=== Exercise description ===
From the listing below, work out how many lines contain "code". Reply with that number only.

==== Available data

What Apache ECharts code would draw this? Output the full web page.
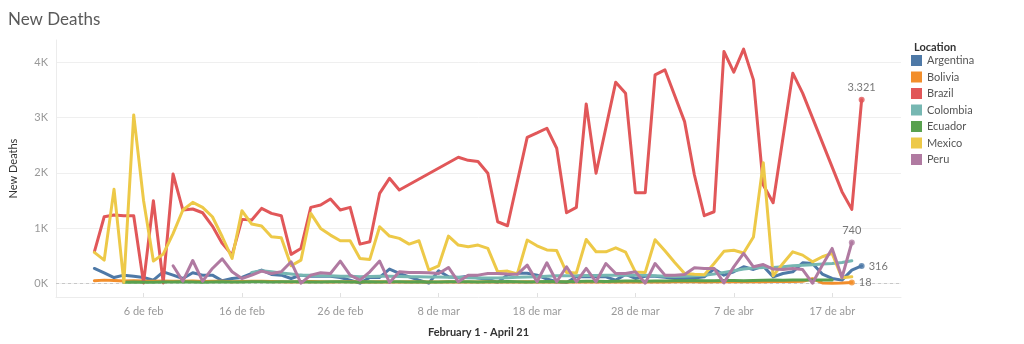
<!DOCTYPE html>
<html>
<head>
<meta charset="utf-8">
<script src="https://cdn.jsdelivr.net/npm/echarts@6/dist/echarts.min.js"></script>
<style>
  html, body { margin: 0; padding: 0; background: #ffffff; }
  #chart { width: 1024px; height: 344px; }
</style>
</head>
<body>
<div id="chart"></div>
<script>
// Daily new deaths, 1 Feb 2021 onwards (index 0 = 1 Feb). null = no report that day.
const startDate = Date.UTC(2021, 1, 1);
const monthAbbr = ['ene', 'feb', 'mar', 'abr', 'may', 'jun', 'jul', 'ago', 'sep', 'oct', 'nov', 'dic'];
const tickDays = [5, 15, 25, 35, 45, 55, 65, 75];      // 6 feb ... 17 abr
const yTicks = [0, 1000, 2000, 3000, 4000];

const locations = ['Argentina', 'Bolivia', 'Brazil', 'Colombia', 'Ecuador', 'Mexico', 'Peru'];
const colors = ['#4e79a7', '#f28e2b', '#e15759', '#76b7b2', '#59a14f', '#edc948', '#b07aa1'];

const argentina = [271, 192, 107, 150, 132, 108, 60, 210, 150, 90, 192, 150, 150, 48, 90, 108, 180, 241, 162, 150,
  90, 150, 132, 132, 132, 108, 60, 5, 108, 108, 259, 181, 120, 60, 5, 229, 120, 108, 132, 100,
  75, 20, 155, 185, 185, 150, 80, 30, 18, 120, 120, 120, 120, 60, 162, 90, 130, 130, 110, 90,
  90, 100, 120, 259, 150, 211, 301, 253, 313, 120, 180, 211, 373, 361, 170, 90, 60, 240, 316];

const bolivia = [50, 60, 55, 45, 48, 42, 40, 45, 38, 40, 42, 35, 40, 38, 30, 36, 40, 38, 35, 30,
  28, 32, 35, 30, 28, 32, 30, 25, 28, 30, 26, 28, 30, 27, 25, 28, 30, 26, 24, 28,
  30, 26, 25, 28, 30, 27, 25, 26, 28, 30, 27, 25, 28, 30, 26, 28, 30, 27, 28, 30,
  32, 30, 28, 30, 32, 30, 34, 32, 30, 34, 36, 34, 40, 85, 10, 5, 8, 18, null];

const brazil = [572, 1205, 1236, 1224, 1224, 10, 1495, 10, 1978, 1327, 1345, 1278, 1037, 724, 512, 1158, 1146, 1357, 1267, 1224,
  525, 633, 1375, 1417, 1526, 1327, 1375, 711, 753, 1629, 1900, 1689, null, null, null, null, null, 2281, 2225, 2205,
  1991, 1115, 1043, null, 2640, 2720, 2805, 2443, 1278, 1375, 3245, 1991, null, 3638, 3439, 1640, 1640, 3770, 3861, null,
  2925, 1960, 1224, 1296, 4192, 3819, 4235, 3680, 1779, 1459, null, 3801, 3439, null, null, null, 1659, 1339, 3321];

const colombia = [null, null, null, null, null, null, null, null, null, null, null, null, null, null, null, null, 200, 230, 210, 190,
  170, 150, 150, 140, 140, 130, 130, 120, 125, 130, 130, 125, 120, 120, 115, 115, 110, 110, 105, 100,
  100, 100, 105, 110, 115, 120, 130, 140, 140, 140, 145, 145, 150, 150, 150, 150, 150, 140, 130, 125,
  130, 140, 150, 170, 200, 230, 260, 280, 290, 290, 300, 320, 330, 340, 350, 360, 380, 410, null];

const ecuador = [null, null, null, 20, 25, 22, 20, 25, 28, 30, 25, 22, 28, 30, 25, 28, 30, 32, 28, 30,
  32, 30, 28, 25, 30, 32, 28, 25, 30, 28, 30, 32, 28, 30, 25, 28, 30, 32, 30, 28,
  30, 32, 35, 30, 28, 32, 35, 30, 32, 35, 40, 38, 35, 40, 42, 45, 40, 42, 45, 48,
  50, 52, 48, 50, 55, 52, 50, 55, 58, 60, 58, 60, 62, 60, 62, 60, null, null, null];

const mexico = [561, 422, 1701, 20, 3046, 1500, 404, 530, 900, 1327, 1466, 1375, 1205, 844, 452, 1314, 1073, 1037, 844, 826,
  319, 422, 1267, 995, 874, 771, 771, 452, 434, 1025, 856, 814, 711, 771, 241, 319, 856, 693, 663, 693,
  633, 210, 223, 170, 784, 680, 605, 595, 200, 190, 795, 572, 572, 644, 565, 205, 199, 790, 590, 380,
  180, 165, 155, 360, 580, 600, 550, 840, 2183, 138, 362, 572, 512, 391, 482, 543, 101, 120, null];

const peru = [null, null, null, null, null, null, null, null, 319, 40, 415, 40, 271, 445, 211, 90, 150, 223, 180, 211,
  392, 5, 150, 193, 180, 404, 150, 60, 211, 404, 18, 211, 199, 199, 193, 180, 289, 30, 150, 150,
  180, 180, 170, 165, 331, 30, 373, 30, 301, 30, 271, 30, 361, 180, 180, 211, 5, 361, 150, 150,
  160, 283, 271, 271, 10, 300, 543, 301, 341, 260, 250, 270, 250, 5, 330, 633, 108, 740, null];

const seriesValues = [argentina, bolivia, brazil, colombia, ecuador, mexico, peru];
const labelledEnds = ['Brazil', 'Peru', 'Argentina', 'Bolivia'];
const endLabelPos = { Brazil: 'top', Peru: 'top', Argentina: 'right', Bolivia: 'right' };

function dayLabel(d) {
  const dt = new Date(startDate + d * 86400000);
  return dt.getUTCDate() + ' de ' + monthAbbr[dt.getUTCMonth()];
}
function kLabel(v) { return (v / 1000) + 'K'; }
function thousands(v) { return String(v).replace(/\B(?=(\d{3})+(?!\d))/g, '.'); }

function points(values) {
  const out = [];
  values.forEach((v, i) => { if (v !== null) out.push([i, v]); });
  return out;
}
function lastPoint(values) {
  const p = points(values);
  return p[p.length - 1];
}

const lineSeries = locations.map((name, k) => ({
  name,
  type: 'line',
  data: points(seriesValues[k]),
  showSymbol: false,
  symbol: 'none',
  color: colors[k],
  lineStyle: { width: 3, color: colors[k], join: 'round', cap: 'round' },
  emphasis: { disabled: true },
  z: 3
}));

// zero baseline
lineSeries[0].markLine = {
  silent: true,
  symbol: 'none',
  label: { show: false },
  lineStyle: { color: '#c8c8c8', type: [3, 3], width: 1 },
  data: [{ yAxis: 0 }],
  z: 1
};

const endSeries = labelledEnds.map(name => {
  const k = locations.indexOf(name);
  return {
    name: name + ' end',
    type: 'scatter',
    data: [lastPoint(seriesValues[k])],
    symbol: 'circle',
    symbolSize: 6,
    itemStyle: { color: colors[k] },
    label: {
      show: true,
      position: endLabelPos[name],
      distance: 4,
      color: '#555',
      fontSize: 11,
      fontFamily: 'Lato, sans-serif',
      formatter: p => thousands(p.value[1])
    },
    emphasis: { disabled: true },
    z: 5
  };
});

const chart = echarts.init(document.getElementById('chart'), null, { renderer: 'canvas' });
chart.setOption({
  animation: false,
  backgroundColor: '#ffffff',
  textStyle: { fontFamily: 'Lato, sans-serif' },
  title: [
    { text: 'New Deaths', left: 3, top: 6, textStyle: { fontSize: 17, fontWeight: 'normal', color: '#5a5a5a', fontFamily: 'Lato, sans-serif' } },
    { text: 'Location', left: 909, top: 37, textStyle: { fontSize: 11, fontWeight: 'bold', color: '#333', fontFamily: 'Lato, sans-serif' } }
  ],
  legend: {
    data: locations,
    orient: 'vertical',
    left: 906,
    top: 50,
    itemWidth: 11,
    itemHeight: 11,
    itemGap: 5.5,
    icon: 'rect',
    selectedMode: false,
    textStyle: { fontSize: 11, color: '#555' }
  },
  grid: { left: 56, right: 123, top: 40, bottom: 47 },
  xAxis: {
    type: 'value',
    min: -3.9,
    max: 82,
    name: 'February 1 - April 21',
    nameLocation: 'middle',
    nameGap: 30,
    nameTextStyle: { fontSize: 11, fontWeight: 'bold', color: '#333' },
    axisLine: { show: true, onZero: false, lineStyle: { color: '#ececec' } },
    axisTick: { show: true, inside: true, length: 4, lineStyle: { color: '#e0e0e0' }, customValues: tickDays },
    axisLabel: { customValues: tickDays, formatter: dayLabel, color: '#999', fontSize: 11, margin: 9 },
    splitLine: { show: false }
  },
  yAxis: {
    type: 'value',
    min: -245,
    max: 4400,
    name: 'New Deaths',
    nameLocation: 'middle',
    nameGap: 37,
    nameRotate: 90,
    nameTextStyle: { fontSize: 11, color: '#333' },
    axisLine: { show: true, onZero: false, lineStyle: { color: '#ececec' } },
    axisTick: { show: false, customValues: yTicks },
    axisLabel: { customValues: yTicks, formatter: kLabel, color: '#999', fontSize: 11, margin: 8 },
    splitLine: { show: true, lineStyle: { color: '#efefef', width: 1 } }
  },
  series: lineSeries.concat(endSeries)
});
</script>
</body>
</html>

========
==== Available data

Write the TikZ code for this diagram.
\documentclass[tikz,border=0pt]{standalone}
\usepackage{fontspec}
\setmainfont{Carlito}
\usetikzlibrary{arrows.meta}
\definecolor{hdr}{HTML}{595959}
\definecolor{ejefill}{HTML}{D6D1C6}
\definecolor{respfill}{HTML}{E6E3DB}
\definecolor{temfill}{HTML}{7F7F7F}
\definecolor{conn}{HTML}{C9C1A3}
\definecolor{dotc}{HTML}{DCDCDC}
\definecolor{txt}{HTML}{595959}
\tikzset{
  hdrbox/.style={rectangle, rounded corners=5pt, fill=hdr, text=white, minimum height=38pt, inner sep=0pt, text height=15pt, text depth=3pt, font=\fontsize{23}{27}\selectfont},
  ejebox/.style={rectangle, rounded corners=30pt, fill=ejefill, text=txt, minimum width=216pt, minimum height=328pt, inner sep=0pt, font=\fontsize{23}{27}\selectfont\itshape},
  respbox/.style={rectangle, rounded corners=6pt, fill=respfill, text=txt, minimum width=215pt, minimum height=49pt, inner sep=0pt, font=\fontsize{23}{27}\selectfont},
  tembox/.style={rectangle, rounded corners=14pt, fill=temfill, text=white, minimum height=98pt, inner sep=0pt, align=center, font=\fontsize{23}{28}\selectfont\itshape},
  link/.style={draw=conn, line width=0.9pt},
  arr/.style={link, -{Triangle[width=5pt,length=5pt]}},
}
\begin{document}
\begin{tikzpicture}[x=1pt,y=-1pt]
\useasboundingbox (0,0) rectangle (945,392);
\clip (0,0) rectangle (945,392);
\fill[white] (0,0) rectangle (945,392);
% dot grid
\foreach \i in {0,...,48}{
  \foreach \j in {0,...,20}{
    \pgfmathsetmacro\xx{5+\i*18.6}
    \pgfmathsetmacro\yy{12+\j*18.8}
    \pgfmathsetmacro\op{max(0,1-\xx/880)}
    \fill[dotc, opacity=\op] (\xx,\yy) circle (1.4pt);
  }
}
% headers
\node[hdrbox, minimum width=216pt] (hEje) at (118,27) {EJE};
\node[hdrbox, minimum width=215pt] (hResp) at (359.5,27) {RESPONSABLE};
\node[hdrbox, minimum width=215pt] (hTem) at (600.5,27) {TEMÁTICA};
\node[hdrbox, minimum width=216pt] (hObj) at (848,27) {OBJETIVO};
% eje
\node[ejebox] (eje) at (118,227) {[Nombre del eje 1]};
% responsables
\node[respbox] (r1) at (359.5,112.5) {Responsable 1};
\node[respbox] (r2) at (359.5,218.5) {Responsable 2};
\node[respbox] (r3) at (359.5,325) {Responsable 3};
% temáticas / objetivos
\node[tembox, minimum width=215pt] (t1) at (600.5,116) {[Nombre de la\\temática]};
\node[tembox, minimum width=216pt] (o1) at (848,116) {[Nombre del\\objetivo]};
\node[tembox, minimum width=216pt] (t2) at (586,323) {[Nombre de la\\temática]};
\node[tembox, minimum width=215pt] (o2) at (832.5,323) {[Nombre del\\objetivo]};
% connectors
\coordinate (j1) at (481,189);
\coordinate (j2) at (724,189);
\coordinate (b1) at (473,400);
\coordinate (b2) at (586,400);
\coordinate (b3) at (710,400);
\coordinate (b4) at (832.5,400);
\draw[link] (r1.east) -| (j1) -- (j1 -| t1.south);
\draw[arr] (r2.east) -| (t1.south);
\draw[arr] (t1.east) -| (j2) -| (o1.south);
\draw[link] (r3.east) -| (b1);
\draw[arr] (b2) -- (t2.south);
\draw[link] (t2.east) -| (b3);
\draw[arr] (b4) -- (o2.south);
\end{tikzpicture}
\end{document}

========

=== Output for this exercise ===
2